Link Inspection and Crawler Tool

Mobile-first GitHub Pages crawler with snapshots and safe source inspection.

How It Works

Enter a GitHub Pages URL and select crawl depth. The tool fetches the page, extracts links, and classifies them as internal (same GitHub Pages domain) or external. It recursively crawls internal links up to the specified depth. Results are displayed in a table with actions for each link.

Working Algorithm -

  1. Input URL: User enters a GitHub Pages URL and selects crawl depth.
  2. Fetch & Parse: The tool fetches the HTML content of the URL and parses it to extract all anchor tags.
  3. Normalize Links: Each extracted link is normalized to an absolute URL based on the base URL.
  4. Classify Links: Links are classified as internal (same GitHub Pages domain) or external (different domain).
  5. Recursive Crawling: Internal links are recursively crawled up to the specified depth, repeating steps 2-4 for each new page.
  6. Data Storage: All unique links are stored in a data structure with their URL, type, and associated repository.
  7. Render Results: The collected data is rendered in a table format with action buttons for visiting, previewing, or copying each link.

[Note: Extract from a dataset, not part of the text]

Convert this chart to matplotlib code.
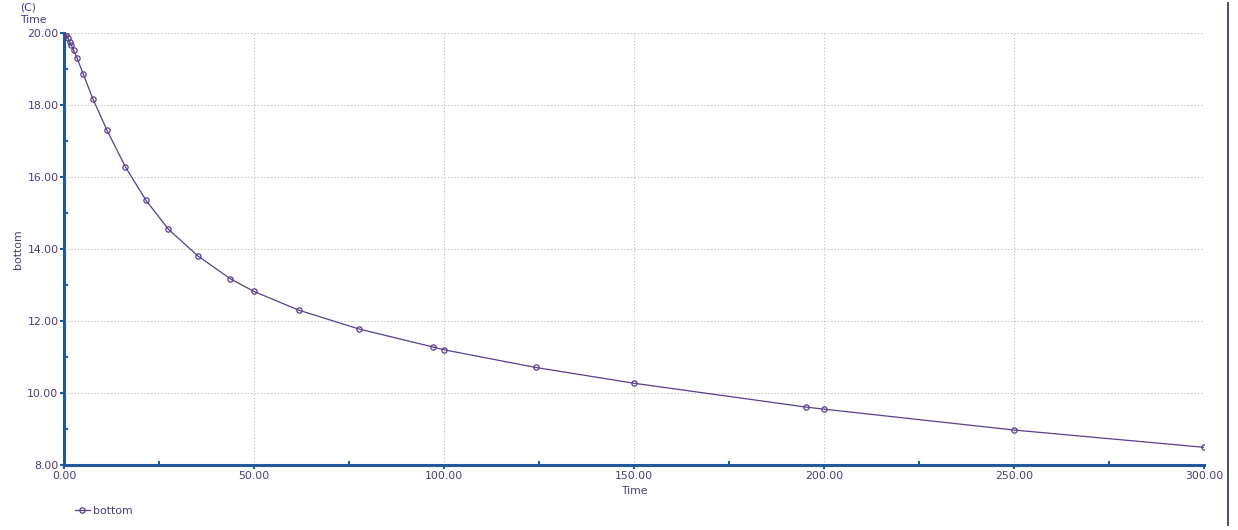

Note: Always exercise caution when visiting external links. Use the preview feature to get a snapshot of the site before visiting. If the preview fails, it may indicate that the site blocks iframes or has CORS restrictions, so it's safer to open it in a new tab for manual inspection.

Disclaimer

This tool is provided for educational purposes only. The creators are not responsible for any misuse or damage caused by using this tool. Always exercise caution when visiting external links. This tool does not guarantee the safety of any links. Use it at your own risk.

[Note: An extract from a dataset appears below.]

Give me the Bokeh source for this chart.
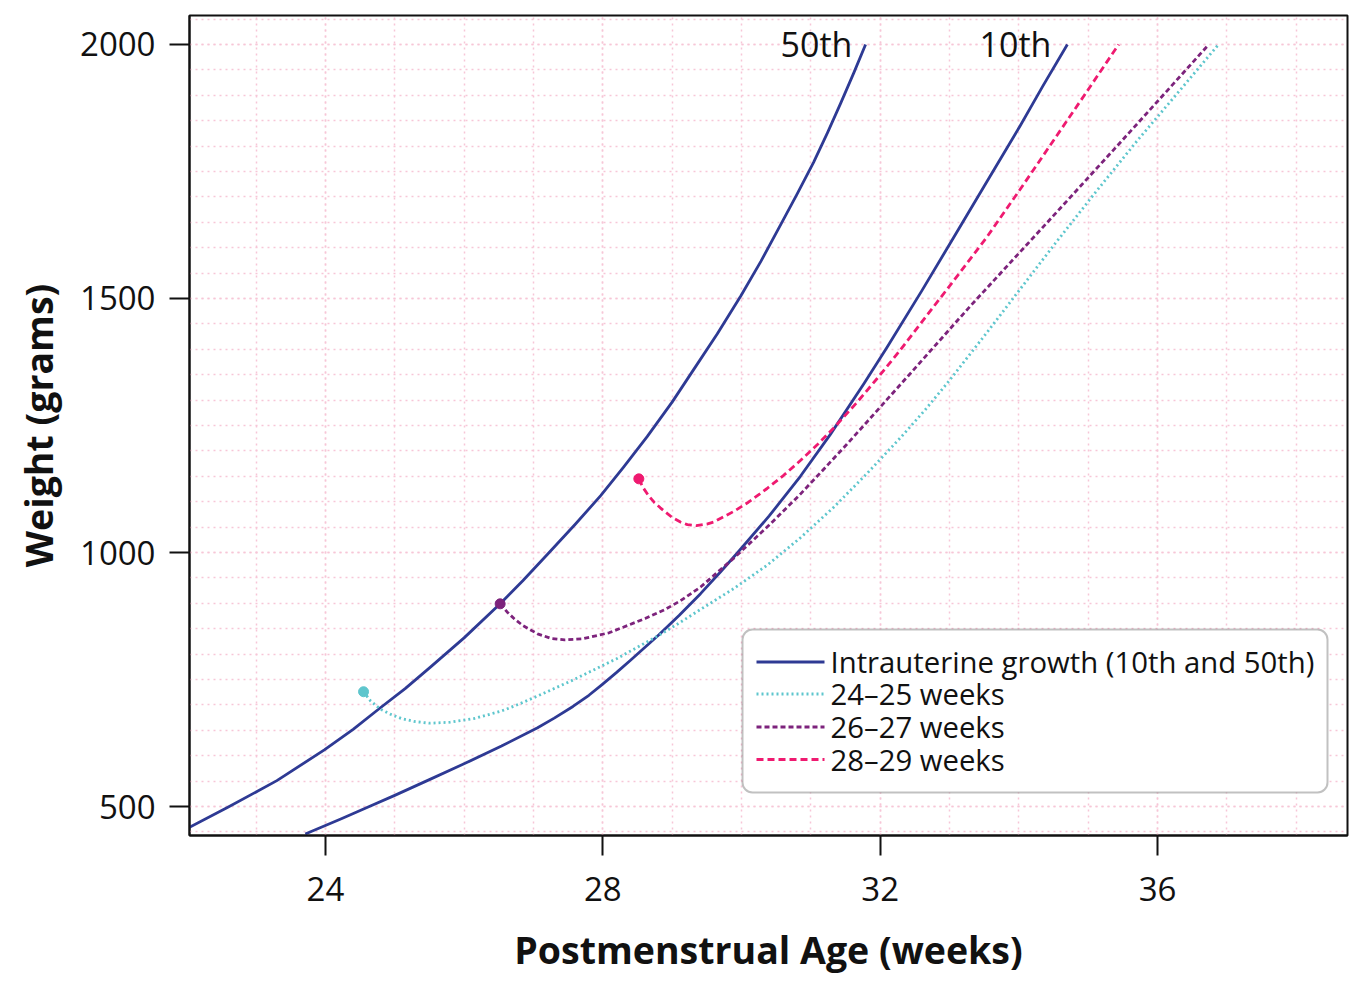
from bokeh.plotting import figure
from bokeh.models import FixedTicker, BoxAnnotation, Range1d
from bokeh.core.properties import value
from bokeh.embed import file_html
from bokeh.resources import INLINE

# ---- data ----
p50_x = [22.04, 22.60, 23.30, 23.99, 24.40, 24.77, 25.15, 25.51, 26.00, 26.52, 26.85, 27.20, 27.60, 27.97,
         28.30, 28.64, 29.00, 29.31, 29.65, 29.99, 30.28, 30.56, 30.80, 31.04, 31.24, 31.43, 31.62, 31.79]
p50_y = [459, 499, 551, 612, 652, 692, 732, 774, 832, 899, 945, 996, 1055, 1112,
         1168, 1228, 1296, 1360, 1430, 1505, 1573, 1644, 1705, 1768, 1826, 1884, 1944, 2000]

p10_x = [23.71, 24.23, 24.60, 25.00, 25.50, 26.03, 26.54, 27.06, 27.30, 27.57, 27.80, 27.99, 28.20, 28.40,
         28.81, 29.10, 29.41, 29.70, 29.94, 30.40, 30.85, 31.28, 31.77, 32.10, 32.60, 33.06, 33.50, 34.02, 34.35, 34.70]
p10_y = [446, 476, 498, 522, 553, 586, 619, 655, 674, 697, 719, 740, 764, 788,
         838, 876, 919, 962, 999, 1072, 1150, 1232, 1333, 1404, 1515, 1620, 1721, 1840, 1919, 2000]

w2425_x = [24.55, 24.65, 24.79, 24.95, 25.10, 25.30, 25.51, 25.80, 26.14, 26.54, 26.80, 27.10, 27.57, 28.20,
           28.81, 29.10, 29.41, 29.90, 30.37, 30.85, 31.33, 31.80, 32.30, 32.65, 32.99, 33.54, 34.00, 34.50,
           35.10, 35.71, 36.30, 36.88]
w2425_y = [726, 708, 692, 681, 673, 667, 664, 666, 673, 688, 702, 720, 749, 791,
           837, 861, 888, 930, 975, 1029, 1089, 1154, 1227, 1281, 1337, 1433, 1515, 1604,
           1708, 1811, 1906, 2000]

w2627_x = [26.52, 26.62, 26.72, 26.85, 27.06, 27.25, 27.45, 27.70, 28.09, 28.61, 28.90, 29.12, 29.41, 29.89,
           30.40, 30.85, 31.20, 31.52, 31.81, 32.40, 33.30, 34.50, 35.47, 36.10, 36.74]
w2627_y = [899, 883, 870, 856, 840, 831, 828, 830, 842, 870, 888, 905, 932, 989,
           1054, 1115, 1166, 1213, 1257, 1347, 1485, 1663, 1808, 1903, 2000]

w2829_x = [28.52, 28.58, 28.66, 28.74, 28.83, 29.00, 29.12, 29.22, 29.35, 29.50, 29.60, 29.89, 30.10, 30.37,
           30.60, 30.85, 31.10, 31.33, 31.65, 31.96, 32.27, 32.58, 33.06, 33.54, 34.02, 34.50, 34.97, 35.44]
w2829_y = [1145, 1128, 1112, 1099, 1088, 1069, 1060, 1055, 1053, 1056, 1060, 1081, 1099, 1126,
           1151, 1181, 1213, 1245, 1293, 1343, 1395, 1450, 1535, 1621, 1715, 1811, 1905, 2000]

x_ticks = [24, 28, 32, 36]
y_ticks = [500, 1000, 1500, 2000]
x_minor = list(range(22, 39))
y_minor = list(range(450, 2051, 50))

percentile_labels = ["50th", "10th"]
legend_labels = ["Intrauterine growth (10th and 50th)", "24\u201325 weeks", "26\u201327 weeks", "28\u201329 weeks"]

NAVY = "#2e3a94"
CYAN = "#5ec6cd"
PURPLE = "#7d237c"
PINK = "#ef1a70"
FONT = "Open Sans"
INK = "#111111"

X0, X1 = 22.04, 38.74
Y0, Y1 = 443, 2057
W, H = 1360, 977
BL, BR, BT = 189, 13, 15
BB = 142
FW = W - BL - BR
FH = H - BT - BB


def px_x(px):
    return X0 + (px - BL) / FW * (X1 - X0)


def px_y(py):
    return Y1 - (py - BT) / FH * (Y1 - Y0)


p = figure(width=W, height=H, output_backend="svg", toolbar_location=None,
           x_range=Range1d(X0, X1), y_range=Range1d(Y0, Y1),
           min_border_left=BL, min_border_right=BR, min_border_top=BT, min_border_bottom=BB)
p.background_fill_color = "white"
p.border_fill_color = "white"
p.outline_line_color = INK
p.outline_line_width = 2

# page frame of the source figure (green margin, thin red border)
for l, r, t, b, col in ((0, 16, 0, H, "#eef4ec"), (16, W, 0, 4, "#f6f9f4"),
                        (16, 17.5, 4, H, "#c8102e"), (16, W, 4, 5.5, "#c8102e")):
    p.add_layout(BoxAnnotation(left=l, right=r, top=t, bottom=b,
                               left_units="canvas", right_units="canvas",
                               top_units="canvas", bottom_units="canvas",
                               fill_color=col, fill_alpha=1.0, line_color=None))

for ax, ticks, minor in ((p.xaxis[0], x_ticks, x_minor), (p.yaxis[0], y_ticks, y_minor)):
    ax.ticker = FixedTicker(ticks=ticks, minor_ticks=minor)
    ax.axis_line_color = INK
    ax.axis_line_width = 2
    ax.major_tick_line_color = INK
    ax.major_tick_line_width = 2
    ax.major_tick_out = 20
    ax.major_tick_in = 0
    ax.minor_tick_line_color = None
    ax.major_label_text_font = FONT
    ax.major_label_text_font_size = "33px"
    ax.major_label_text_color = INK
    ax.axis_label_text_font = FONT
    ax.axis_label_text_font_size = "37.5px"
    ax.axis_label_text_font_style = "bold"
    ax.axis_label_text_color = INK

p.xaxis.axis_label = "Postmenstrual Age (weeks)"
p.yaxis.axis_label = "Weight (grams)"
p.xaxis.major_label_standoff = 21
p.yaxis.major_label_standoff = 14
p.xaxis.axis_label_standoff = 20
p.yaxis.axis_label_standoff = 13

for g in (p.xgrid[0], p.ygrid[0]):
    g.grid_line_color = "#f7c6d7"
    g.grid_line_dash = "2 4"
    g.grid_line_width = 1.5
    g.minor_grid_line_color = "#f7c6d7"
    g.minor_grid_line_dash = "2 4"
    g.minor_grid_line_width = 1.5

LW = 2.8
DOT, DASH_S, DASH_L = "2 3", "5 3", "7 4"
p.line(p50_x, p50_y, line_color=NAVY, line_width=LW, line_join="round")
p.line(p10_x, p10_y, line_color=NAVY, line_width=LW, line_join="round")
p.line(w2425_x, w2425_y, line_color=CYAN, line_width=LW, line_dash=DOT, line_join="round")
p.line(w2627_x, w2627_y, line_color=PURPLE, line_width=LW, line_dash=DASH_S, line_join="round")
p.line(w2829_x, w2829_y, line_color=PINK, line_width=LW, line_dash=DASH_L, line_join="round")

p.scatter([w2425_x[0]], [w2425_y[0]], size=10, fill_color=CYAN, line_color=CYAN)
p.scatter([w2627_x[0]], [w2627_y[0]], size=10, fill_color=PURPLE, line_color=PURPLE)
p.scatter([w2829_x[0]], [w2829_y[0]], size=10, fill_color=PINK, line_color=PINK)

p.text([p50_x[-1] - 0.19, p10_x[-1] - 0.23], [p50_y[-1], p10_y[-1]], text=percentile_labels,
       text_font=value(FONT), text_font_size="34px", text_color=INK,
       text_align="right", text_baseline="middle")

# ---- legend, laid out in pixels like the reference ----
box = BoxAnnotation(left=px_x(742), right=px_x(1327), top=px_y(629), bottom=px_y(792),
                    fill_color="white", fill_alpha=1.0, line_color="#333333", line_width=2,
                    border_radius=10)
p.add_layout(box)

row_py = [661.5, 693.5, 726.5, 759]
styles = [(NAVY, "solid"), (CYAN, DOT), (PURPLE, DASH_S), (PINK, DASH_L)]
for py, (col, dash) in zip(row_py, styles):
    r = p.segment(x0=[px_x(756)], y0=[px_y(py)], x1=[px_x(824)], y1=[px_y(py)],
                  line_color=col, line_width=2.8, line_dash=dash)
    r.level = "overlay"
t = p.text([px_x(830)] * 4, [px_y(py) for py in row_py], text=legend_labels,
           text_font=value(FONT), text_font_size="29.3px", text_color=INK,
           text_align="left", text_baseline="middle")
t.level = "overlay"

open("out.html", "w").write(file_html(p, INLINE))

Also this project is open-source and free to use. If you find it useful, consider starring the repository on GitHub to support further development.

About the Creator -

Hey there! I'm Akshat Prasad, a passionate web developer and open-source enthusiast. I created this Link Inspection and Crawler Tool to help users quickly analyze my GitHub Pages sites and understand my projects link structure. With a focus on simplicity and efficiency, this tool is designed to provide valuable insights while being easy to use. If you have any feedback or suggestions for improvement, feel free to reach out or contribute to the project on GitHub!

Crawled Links

URL Type Repository Actions

Site Manual

Visit – Open link in new tab. Visual check for safety and content.

Preview – View snapshot preview. Click to load live site in safe container. If preview fails, site may block iframes or have CORS restrictions. Always use caution. In that case, click "Open in new tab" to inspect manually.

Copy – Copy normalized URL to clipboard for reference or manual inspection.